Exercise details:
Write out the material exactly, without any of its pictures.
+--
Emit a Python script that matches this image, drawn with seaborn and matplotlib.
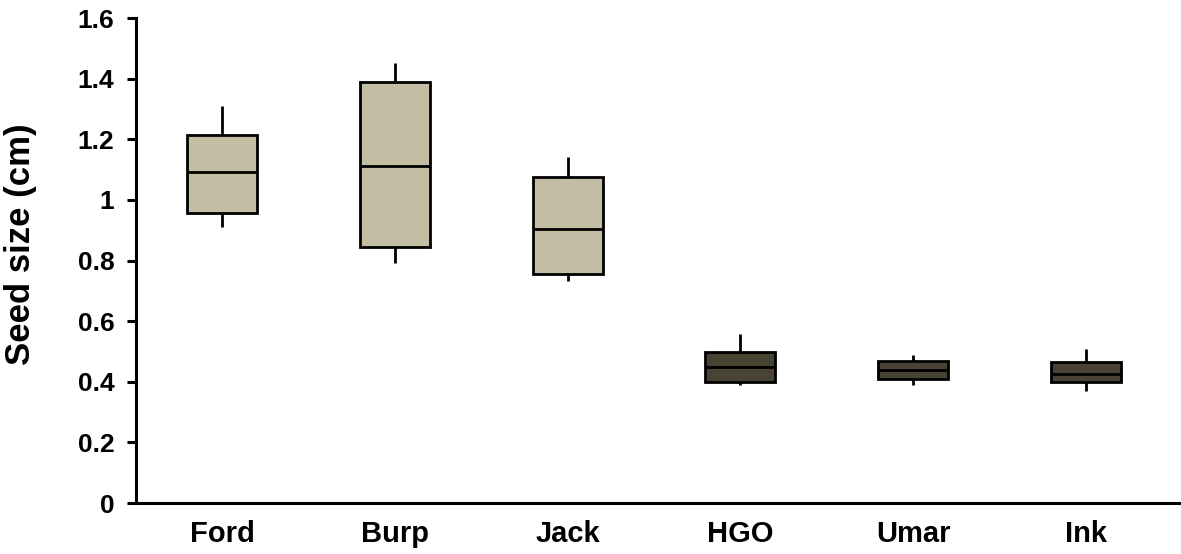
import numpy as np
import pandas as pd
import seaborn as sns
import matplotlib.pyplot as plt
from matplotlib.ticker import FuncFormatter, MultipleLocator

categories = ["Ford", "Burp", "Jack", "HGO", "Umar", "Ink"]
whisker_low = [0.912, 0.791, 0.733, 0.389, 0.389, 0.370]
quart_1 = [0.956, 0.846, 0.755, 0.400, 0.410, 0.398]
medians = [1.091, 1.112, 0.905, 0.449, 0.440, 0.426]
quart_3 = [1.214, 1.390, 1.077, 0.497, 0.469, 0.464]
whisker_high = [1.311, 1.451, 1.141, 0.558, 0.488, 0.507]
box_colors = ["#C8C09E", "#C8C09E", "#C8C09E", "#4B452F", "#4B452F", "#4B452F"]

rows = []
for i, c in enumerate(categories):
    for v in (whisker_low[i], quart_1[i], medians[i], quart_3[i], whisker_high[i]):
        rows.append({"Variety": c, "Seed size": v})
df = pd.DataFrame(rows)

sns.set_theme(style="white")
plt.rcParams["font.family"] = ["Liberation Sans", "DejaVu Sans"]
plt.rcParams["font.weight"] = "bold"

fig = plt.figure(figsize=(11.81, 5.54), dpi=100)
ax = fig.add_axes([0.115, 0.092, 0.885, 0.8755])

lw = 2.0
sns.boxplot(data=df, x="Variety", y="Seed size", hue="Variety",
            palette=dict(zip(categories, box_colors)), legend=False,
            order=categories, hue_order=categories,
            whis=(0, 100), showcaps=False, showfliers=False,
            width=0.405, linecolor="black", linewidth=lw, ax=ax,
            medianprops={"color": "black", "linewidth": lw},
            whiskerprops={"color": "black", "linewidth": lw},
            boxprops={"edgecolor": "black", "linewidth": lw})

ax.set_ylim(0, 1.6)
ax.set_xlim(-0.5, 5.55)
ax.yaxis.set_major_locator(MultipleLocator(0.2))
ax.yaxis.set_major_formatter(FuncFormatter(lambda v, p: f"{v:g}"))
ax.set_xlabel("")
ax.set_ylabel("Seed size (cm)", fontsize=25, fontweight="bold", color="black")
ax.yaxis.set_label_coords(-0.0947, 0.534)

for s in ["top", "right"]:
    ax.spines[s].set_visible(False)
for s in ["left", "bottom"]:
    ax.spines[s].set_color("black")
    ax.spines[s].set_linewidth(2.2)

ax.tick_params(axis="y", which="major", direction="out", length=6.5, width=2.2,
               color="black", labelsize=19, pad=9, left=True)
ax.tick_params(axis="x", length=0, labelsize=21, pad=12)
for lab in ax.get_xticklabels() + ax.get_yticklabels():
    lab.set_fontweight("bold")
    lab.set_color("black")

fig.savefig("out.png", dpi=100)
+--
Written response:
Emit a Python script that matches this image, drawn with seaborn and matplotlib.
import numpy as np
import pandas as pd
import seaborn as sns
import matplotlib.pyplot as plt
from matplotlib.ticker import FuncFormatter, MultipleLocator

categories = ["Ford", "Burp", "Jack", "HGO", "Umar", "Ink"]
whisker_low = [0.912, 0.791, 0.733, 0.389, 0.389, 0.370]
quart_1 = [0.956, 0.846, 0.755, 0.400, 0.410, 0.398]
medians = [1.091, 1.112, 0.905, 0.449, 0.440, 0.426]
quart_3 = [1.214, 1.390, 1.077, 0.497, 0.469, 0.464]
whisker_high = [1.311, 1.451, 1.141, 0.558, 0.488, 0.507]
box_colors = ["#C8C09E", "#C8C09E", "#C8C09E", "#4B452F", "#4B452F", "#4B452F"]

rows = []
for i, c in enumerate(categories):
    for v in (whisker_low[i], quart_1[i], medians[i], quart_3[i], whisker_high[i]):
        rows.append({"Variety": c, "Seed size": v})
df = pd.DataFrame(rows)

sns.set_theme(style="white")
plt.rcParams["font.family"] = ["Liberation Sans", "DejaVu Sans"]
plt.rcParams["font.weight"] = "bold"

fig = plt.figure(figsize=(11.81, 5.54), dpi=100)
ax = fig.add_axes([0.115, 0.092, 0.885, 0.8755])

lw = 2.0
sns.boxplot(data=df, x="Variety", y="Seed size", hue="Variety",
            palette=dict(zip(categories, box_colors)), legend=False,
            order=categories, hue_order=categories,
            whis=(0, 100), showcaps=False, showfliers=False,
            width=0.405, linecolor="black", linewidth=lw, ax=ax,
            medianprops={"color": "black", "linewidth": lw},
            whiskerprops={"color": "black", "linewidth": lw},
            boxprops={"edgecolor": "black", "linewidth": lw})

ax.set_ylim(0, 1.6)
ax.set_xlim(-0.5, 5.55)
ax.yaxis.set_major_locator(MultipleLocator(0.2))
ax.yaxis.set_major_formatter(FuncFormatter(lambda v, p: f"{v:g}"))
ax.set_xlabel("")
ax.set_ylabel("Seed size (cm)", fontsize=25, fontweight="bold", color="black")
ax.yaxis.set_label_coords(-0.0947, 0.534)

for s in ["top", "right"]:
    ax.spines[s].set_visible(False)
for s in ["left", "bottom"]:
    ax.spines[s].set_color("black")
    ax.spines[s].set_linewidth(2.2)

ax.tick_params(axis="y", which="major", direction="out", length=6.5, width=2.2,
               color="black", labelsize=19, pad=9, left=True)
ax.tick_params(axis="x", length=0, labelsize=21, pad=12)
for lab in ax.get_xticklabels() + ax.get_yticklabels():
    lab.set_fontweight("bold")
    lab.set_color("black")

fig.savefig("out.png", dpi=100)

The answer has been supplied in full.